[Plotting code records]
****************
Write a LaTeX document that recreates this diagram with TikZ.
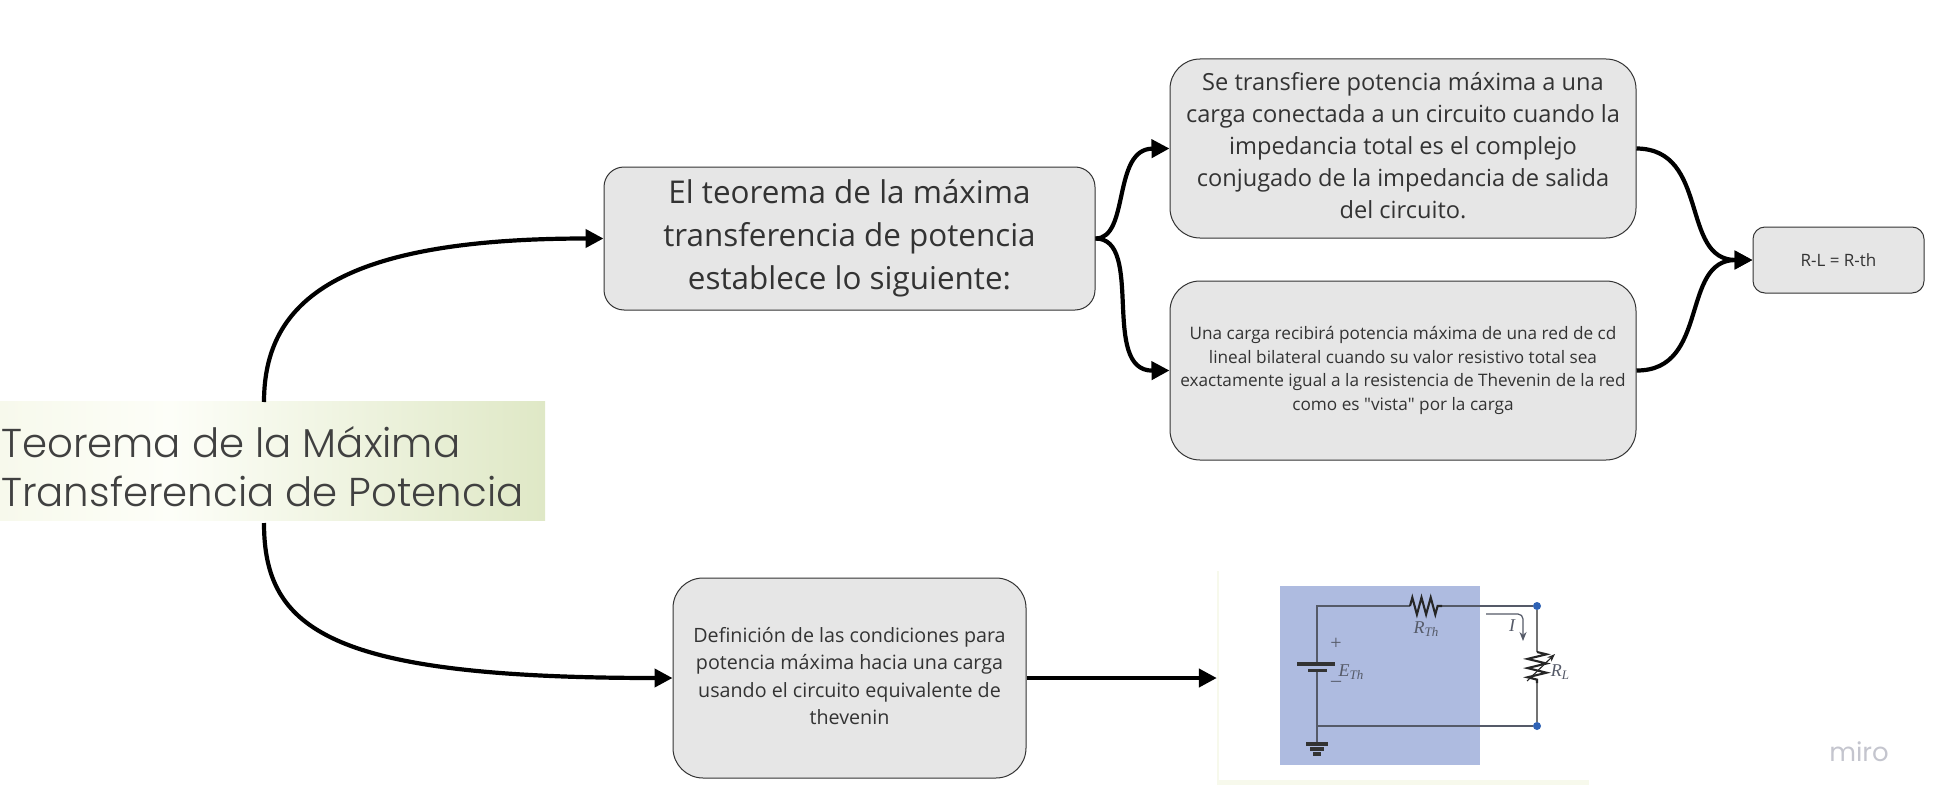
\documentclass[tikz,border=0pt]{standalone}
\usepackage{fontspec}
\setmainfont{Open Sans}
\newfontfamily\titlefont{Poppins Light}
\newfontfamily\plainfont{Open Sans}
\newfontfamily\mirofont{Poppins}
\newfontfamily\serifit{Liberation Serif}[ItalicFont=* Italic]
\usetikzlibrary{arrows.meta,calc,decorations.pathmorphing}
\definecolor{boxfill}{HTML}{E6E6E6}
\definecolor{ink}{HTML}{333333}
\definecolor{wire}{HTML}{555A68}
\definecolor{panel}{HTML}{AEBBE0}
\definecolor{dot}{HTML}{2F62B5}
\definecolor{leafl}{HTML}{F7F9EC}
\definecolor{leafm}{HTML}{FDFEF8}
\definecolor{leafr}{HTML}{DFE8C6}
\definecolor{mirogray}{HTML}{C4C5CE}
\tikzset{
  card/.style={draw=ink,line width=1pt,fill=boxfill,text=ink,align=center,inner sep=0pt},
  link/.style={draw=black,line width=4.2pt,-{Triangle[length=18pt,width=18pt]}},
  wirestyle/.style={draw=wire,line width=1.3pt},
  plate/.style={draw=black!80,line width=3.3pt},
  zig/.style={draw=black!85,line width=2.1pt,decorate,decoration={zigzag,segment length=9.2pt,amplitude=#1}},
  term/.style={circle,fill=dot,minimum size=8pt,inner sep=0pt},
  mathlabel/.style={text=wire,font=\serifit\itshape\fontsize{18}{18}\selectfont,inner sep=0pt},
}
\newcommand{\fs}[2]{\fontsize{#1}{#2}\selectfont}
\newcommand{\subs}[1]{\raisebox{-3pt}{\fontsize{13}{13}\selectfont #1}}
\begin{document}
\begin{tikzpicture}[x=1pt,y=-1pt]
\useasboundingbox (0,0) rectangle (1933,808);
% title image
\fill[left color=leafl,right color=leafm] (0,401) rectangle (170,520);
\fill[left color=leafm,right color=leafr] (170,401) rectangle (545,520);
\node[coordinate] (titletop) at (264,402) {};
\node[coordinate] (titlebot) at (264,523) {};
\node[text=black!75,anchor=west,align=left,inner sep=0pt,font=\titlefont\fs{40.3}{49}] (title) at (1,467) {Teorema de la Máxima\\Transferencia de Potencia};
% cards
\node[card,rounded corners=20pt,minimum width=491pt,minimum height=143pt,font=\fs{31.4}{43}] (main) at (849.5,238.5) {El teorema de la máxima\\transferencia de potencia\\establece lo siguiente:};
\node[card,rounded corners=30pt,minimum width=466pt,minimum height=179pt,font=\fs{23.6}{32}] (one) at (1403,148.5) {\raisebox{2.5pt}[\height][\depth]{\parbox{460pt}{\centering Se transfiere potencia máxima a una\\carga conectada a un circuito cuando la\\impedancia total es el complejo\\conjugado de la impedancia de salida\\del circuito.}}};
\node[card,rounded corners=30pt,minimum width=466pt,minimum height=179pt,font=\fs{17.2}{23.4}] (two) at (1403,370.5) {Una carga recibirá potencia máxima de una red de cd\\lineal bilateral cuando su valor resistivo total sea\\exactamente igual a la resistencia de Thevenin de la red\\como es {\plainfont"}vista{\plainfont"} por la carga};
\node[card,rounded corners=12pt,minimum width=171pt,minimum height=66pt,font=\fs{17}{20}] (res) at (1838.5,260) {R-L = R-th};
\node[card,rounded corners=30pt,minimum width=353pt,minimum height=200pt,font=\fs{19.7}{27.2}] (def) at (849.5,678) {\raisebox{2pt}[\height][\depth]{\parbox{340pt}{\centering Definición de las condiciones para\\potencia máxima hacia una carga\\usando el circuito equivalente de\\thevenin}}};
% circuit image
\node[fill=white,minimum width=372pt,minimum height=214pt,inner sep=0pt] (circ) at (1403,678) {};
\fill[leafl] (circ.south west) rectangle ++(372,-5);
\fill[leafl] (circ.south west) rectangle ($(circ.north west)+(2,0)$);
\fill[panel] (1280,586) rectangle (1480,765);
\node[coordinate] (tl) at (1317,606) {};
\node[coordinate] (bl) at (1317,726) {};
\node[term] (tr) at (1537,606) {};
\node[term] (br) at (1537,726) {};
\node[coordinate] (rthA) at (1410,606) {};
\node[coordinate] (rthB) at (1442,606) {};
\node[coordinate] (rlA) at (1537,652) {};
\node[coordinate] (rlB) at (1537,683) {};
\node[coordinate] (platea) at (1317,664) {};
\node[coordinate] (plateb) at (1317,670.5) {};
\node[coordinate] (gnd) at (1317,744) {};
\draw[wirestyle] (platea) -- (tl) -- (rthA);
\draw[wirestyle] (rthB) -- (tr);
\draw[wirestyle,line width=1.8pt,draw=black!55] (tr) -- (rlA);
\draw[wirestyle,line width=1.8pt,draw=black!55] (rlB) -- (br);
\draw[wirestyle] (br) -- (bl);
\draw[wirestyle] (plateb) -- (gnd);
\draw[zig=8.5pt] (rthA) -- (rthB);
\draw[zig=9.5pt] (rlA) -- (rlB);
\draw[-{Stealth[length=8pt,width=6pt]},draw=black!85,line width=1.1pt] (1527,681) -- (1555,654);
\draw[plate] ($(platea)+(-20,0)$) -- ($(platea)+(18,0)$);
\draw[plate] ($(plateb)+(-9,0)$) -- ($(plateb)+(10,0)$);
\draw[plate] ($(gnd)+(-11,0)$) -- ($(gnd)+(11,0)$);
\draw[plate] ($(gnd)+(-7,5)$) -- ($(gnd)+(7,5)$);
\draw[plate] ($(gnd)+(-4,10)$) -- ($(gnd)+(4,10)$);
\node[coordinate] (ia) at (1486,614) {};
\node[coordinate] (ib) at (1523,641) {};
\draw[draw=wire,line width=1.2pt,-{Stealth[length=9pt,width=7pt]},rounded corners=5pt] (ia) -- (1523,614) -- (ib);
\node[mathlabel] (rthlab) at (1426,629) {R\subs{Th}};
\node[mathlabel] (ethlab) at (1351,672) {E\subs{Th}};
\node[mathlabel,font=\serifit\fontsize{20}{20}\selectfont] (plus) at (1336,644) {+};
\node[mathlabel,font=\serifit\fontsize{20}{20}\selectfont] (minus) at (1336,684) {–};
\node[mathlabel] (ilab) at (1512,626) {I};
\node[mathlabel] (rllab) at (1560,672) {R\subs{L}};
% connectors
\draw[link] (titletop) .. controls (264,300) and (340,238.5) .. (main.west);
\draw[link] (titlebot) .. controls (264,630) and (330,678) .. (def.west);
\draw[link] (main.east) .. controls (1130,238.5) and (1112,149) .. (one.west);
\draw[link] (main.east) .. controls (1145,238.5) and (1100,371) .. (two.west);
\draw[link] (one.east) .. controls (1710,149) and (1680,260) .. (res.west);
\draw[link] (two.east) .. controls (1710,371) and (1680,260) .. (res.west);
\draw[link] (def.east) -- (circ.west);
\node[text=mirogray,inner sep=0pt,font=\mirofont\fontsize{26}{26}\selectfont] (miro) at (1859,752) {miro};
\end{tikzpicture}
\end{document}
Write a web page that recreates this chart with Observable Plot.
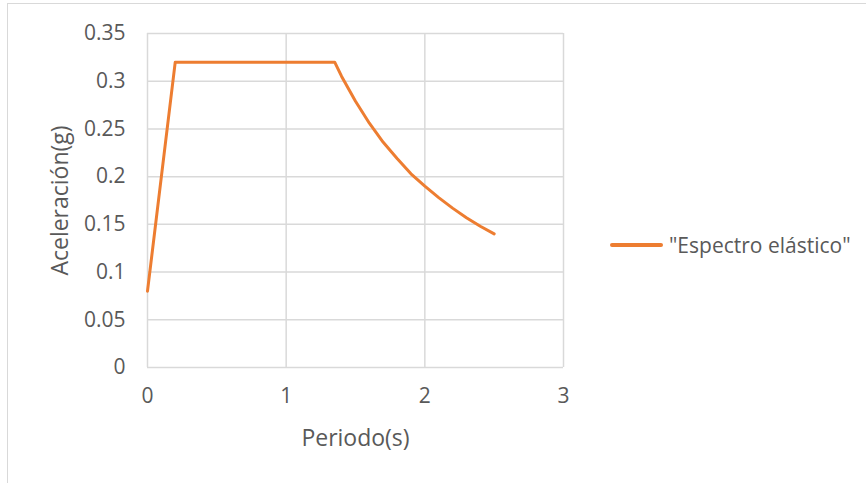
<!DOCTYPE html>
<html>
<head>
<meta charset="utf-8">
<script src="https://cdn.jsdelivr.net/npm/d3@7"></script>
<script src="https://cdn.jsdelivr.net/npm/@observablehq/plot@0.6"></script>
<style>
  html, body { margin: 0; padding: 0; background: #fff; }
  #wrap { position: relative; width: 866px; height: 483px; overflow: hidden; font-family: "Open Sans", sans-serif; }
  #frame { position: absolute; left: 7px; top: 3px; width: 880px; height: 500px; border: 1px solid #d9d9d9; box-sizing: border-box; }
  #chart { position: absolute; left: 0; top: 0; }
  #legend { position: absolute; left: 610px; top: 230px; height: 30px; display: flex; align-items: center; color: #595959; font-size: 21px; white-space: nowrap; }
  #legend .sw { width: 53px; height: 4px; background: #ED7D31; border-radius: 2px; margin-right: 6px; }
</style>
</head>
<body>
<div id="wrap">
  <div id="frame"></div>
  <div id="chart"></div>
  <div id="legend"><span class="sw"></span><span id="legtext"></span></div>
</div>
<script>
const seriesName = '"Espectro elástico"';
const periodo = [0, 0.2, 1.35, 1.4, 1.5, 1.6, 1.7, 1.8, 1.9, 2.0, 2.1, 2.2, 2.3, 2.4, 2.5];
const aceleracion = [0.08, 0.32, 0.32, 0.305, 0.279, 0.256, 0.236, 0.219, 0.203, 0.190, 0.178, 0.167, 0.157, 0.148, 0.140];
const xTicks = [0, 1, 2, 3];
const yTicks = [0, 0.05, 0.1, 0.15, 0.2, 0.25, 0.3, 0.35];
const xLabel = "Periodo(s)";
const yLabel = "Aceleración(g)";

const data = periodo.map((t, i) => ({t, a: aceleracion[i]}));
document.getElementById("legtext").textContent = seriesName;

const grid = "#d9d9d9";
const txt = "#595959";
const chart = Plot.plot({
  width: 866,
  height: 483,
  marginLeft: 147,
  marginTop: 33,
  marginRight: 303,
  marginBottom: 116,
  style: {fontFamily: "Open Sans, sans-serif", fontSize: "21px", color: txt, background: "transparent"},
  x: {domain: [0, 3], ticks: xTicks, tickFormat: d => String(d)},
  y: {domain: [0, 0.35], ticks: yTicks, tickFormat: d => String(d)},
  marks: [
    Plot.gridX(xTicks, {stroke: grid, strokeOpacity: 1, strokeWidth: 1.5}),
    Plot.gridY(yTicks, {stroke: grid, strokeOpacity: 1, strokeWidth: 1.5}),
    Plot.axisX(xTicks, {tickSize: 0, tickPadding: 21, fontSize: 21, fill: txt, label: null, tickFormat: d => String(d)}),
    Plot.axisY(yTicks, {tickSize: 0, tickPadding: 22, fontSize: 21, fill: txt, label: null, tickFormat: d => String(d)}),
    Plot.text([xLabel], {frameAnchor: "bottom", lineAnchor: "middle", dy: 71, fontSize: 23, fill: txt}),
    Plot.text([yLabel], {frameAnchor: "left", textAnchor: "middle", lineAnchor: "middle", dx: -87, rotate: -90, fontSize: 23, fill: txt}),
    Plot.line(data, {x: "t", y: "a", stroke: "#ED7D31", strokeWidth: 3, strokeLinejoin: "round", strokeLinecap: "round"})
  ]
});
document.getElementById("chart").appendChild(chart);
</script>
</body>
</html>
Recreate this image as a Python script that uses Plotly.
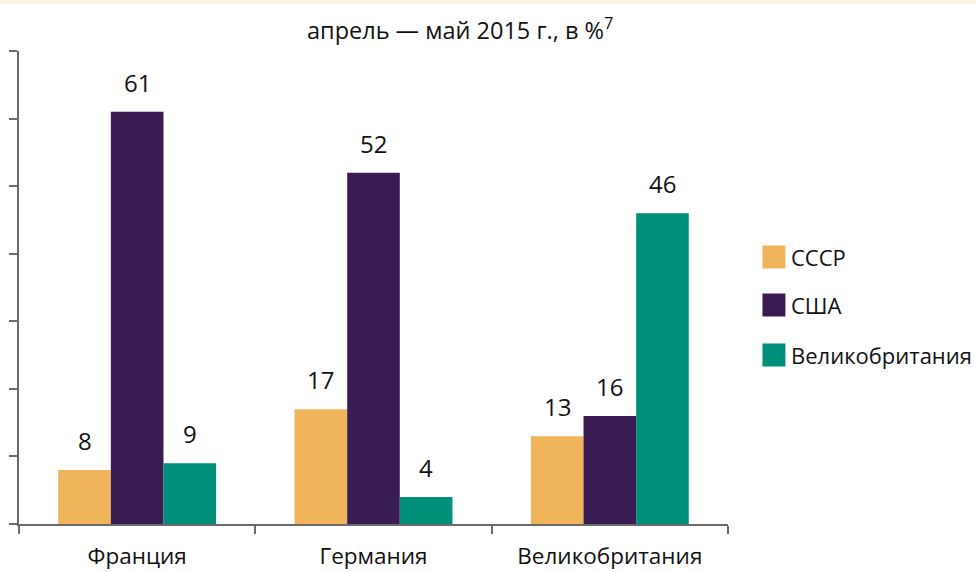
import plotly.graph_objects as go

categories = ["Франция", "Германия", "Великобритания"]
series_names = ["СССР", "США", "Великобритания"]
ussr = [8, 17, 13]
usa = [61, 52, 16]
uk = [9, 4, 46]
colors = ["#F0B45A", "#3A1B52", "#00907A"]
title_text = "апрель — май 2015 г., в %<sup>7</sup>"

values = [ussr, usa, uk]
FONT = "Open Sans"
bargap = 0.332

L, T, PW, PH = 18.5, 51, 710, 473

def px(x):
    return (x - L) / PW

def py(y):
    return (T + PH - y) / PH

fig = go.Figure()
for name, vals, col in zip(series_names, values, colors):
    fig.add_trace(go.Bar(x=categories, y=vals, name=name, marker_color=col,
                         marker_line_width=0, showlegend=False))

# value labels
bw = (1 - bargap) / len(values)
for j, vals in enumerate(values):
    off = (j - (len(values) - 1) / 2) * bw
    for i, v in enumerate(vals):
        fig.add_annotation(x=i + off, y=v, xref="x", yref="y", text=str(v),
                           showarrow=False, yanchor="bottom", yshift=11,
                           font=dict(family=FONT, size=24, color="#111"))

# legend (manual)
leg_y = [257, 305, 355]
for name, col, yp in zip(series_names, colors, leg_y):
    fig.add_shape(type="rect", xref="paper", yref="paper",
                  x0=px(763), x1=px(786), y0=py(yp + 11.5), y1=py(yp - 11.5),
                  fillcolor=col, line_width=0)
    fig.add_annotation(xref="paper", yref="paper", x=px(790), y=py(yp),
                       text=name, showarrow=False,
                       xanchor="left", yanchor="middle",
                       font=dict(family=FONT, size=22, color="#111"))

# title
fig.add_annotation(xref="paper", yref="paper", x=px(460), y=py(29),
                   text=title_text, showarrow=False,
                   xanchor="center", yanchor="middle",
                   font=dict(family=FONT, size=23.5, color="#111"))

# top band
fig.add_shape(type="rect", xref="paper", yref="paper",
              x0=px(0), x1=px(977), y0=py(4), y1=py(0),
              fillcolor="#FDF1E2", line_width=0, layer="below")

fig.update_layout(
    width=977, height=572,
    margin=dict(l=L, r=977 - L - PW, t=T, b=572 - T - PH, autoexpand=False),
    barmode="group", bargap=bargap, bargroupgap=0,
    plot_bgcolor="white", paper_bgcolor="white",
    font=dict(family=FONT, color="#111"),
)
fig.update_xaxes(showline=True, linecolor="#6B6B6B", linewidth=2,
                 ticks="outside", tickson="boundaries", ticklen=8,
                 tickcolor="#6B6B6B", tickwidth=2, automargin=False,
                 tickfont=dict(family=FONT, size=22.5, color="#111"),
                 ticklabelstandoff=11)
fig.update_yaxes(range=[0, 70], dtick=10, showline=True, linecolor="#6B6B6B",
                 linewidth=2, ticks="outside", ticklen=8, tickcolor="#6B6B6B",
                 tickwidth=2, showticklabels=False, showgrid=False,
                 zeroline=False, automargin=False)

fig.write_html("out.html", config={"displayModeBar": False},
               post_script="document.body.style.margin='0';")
****************
Given request.
Pick out each line containing the string "recreates" and copy it.

Final answer.
Write a LaTeX document that recreates this diagram with TikZ.
Write a web page that recreates this chart with Observable Plot.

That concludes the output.